The Foreign Ministry, meanwhile, has “vigorously denied” a BBC report by its Jerusalem correspondent, Michael Elkins, that an agreement with Egypt has already been concluded in principle, Elkins’ report spoke of an Israeli presence at the eastern ends of the Mitle and Gidi Passes and said that American personnel would man the electronic advance warning system on the heights overlooking the passes once an interim agreement was achieved.

According to Elkins, the alleged agreement in principle called for an Egyptian civilian administration in the areas evacuated by Israel and a moderation of Egypt’s economic boycott and diplomatic warfare against Israel. But a Foreign Ministry spokesman declared today that the report was “mistaken as regards both its overall content and many of its details.” The spokesman stressed that the talks were “still in the stage of clarifications” and “an agreement is under no circumstances to be viewed as a fait accompli.”

REPORT DENIED IN WASHINGTON, CAIRO

(In Washington this morning, State Department spokesman Robert Anderson who announced the Kissinger-Rabin meeting in Bonn July 12 declined to comment on the report that Americans would man the Sinai surveillance posts. As for the BBC broadcast, Anderson noted the Israeli denial and said “we agree with the denial.”)

In Cairo, Foreign Minister Ismail Fahmy denied the BBC report and insisted that Egypt’s position had not changed. Informed sources in Jerusalem said Israel had in fact urged Kissinger, in the latest exchange through Dinitz, to seek Egypt’s agreement to some Israeli presence in the eastern ends of the passes and to a satisfactory arrangement on the problem of the surveillance stations which, they said, would include American personnel in at least some of the advance-warning posts.

These sources felt that if Kissinger presented positive responses from Egypt to Rabin on Saturday, the Premier would have little difficulty in winning Cabinet approval Sunday for the settlement terms as now defined.
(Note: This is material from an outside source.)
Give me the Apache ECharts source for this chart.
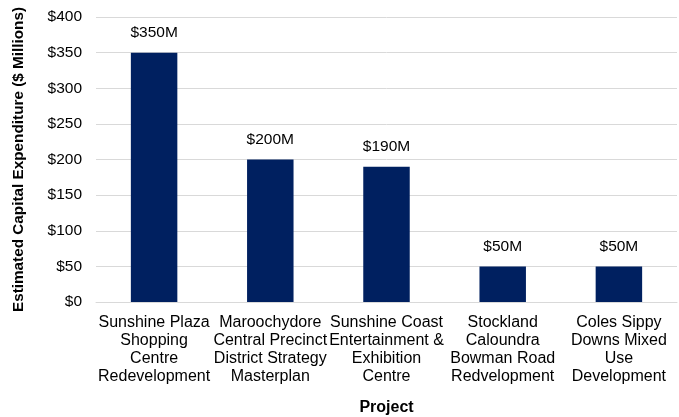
<!DOCTYPE html>
<html><head><meta charset="utf-8">
<script src="https://cdn.jsdelivr.net/npm/echarts@6/dist/echarts.min.js"></script>
<style>html,body{margin:0;padding:0;background:#fff}#c{width:679px;height:417px}</style>
</head><body><div id="c"></div>
<script>
const categories = [
  "Sunshine Plaza\nShopping\nCentre\nRedevelopment",
  "Maroochydore\nCentral Precinct\nDistrict Strategy\nMasterplan",
  "Sunshine Coast\nEntertainment &\nExhibition\nCentre",
  "Stockland\nCaloundra\nBowman Road\nRedvelopment",
  "Coles Sippy\nDowns Mixed\nUse\nDevelopment"
];
const values = [350, 200, 190, 50, 50];
const yTicks = { min: 0, max: 400, interval: 50 };

const chart = echarts.init(document.getElementById('c'), null, {renderer: 'canvas'});
const font = 'Liberation Sans, Arial, sans-serif';
chart.setOption({
  animation: false,
  textStyle: { fontFamily: font },
  grid: { left: 96, right: 2, top: 17, bottom: 115, containLabel: false, outerBoundsMode: 'none' },
  xAxis: {
    type: 'category',
    data: categories,
    name: 'Project',
    nameLocation: 'middle',
    nameGap: 98,
    nameTextStyle: { fontSize: 16, fontWeight: 'bold', color: '#000', fontFamily: font },
    axisLine: { lineStyle: { color: '#d9d9d9', width: 1 } },
    axisTick: { show: false },
    axisLabel: { interval: 0, fontSize: 16, lineHeight: 18, color: '#000', margin: 12, fontFamily: font }
  },
  yAxis: {
    type: 'value',
    min: yTicks.min, max: yTicks.max, interval: yTicks.interval,
    name: 'Estimated Capital Expenditure ($ Millions)',
    nameLocation: 'middle',
    nameGap: 70,
    nameRotate: 90,
    nameTextStyle: { fontSize: 15.3, fontWeight: 'bold', color: '#000', fontFamily: font },
    axisLabel: { formatter: v => '$' + v, fontSize: 15.5, color: '#000', margin: 14, fontFamily: font },
    splitLine: { lineStyle: { color: '#d9d9d9', width: 1 } },
    axisLine: { show: false },
    axisTick: { show: false }
  },
  series: [{
    type: 'bar',
    data: values,
    barWidth: '40%',
    itemStyle: { color: '#002060' },
    label: {
      show: true, position: 'top', distance: 12,
      formatter: p => '$' + p.value + 'M',
      fontSize: 15.5, color: '#000', fontFamily: font
    }
  }]
});
</script></body></html>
If, however, the Egyptians remained adamantly insistent on their demand for Israel’s complete and total evacuation of the passes, the sources said, then the issue was by no means certain in the Cabinet and Israel might still reject the settlement terms.

CAUTIONS AGAINST SPECULATION

Prior to his departure for West Germany today on the first official visit ever made to that country by an incumbent Israeli Premier, Rabin cautioned newsmen not to speculate that an agreement was close at hand and said it was not yet certain that one would be achieved. He also indicated that, at the moment of his departure from Israel, he was still not sure that he would be meeting with Kissinger. He said that if such a meeting did materialize, he would discuss with Kissinger several aspects of the problems involved in an interim accord with Egypt. He made the statement before it was officially announced that he would meet with Kissinger.

Prior to his departure for Germany, Rabin convened the special ministerial team that is conducting negotiations for an interim agreement with the U.S. serving as intermediary. Foreign Minister Yigal Allon reported on yesterday’s meeting in Washington between Israeli Ambassador Simcha Dinitz and Kissinger immediately on the envoy’s return to the U.S. from Israel.

In brief remarks before boarding the plane, the Premier said: “I am leaving today for Germany with mixed feelings. As a Jew and an Israeli I am aware of the horrible tragedy that overtook our Jewish people, a tragedy for which Nazi Germany was responsible. Yet I am aware that bridges have to be bridged over the past so that the future would be brighter.” Rabin was seen off by Cabinet members, the Chief of Staff, Chief of Police and other officials.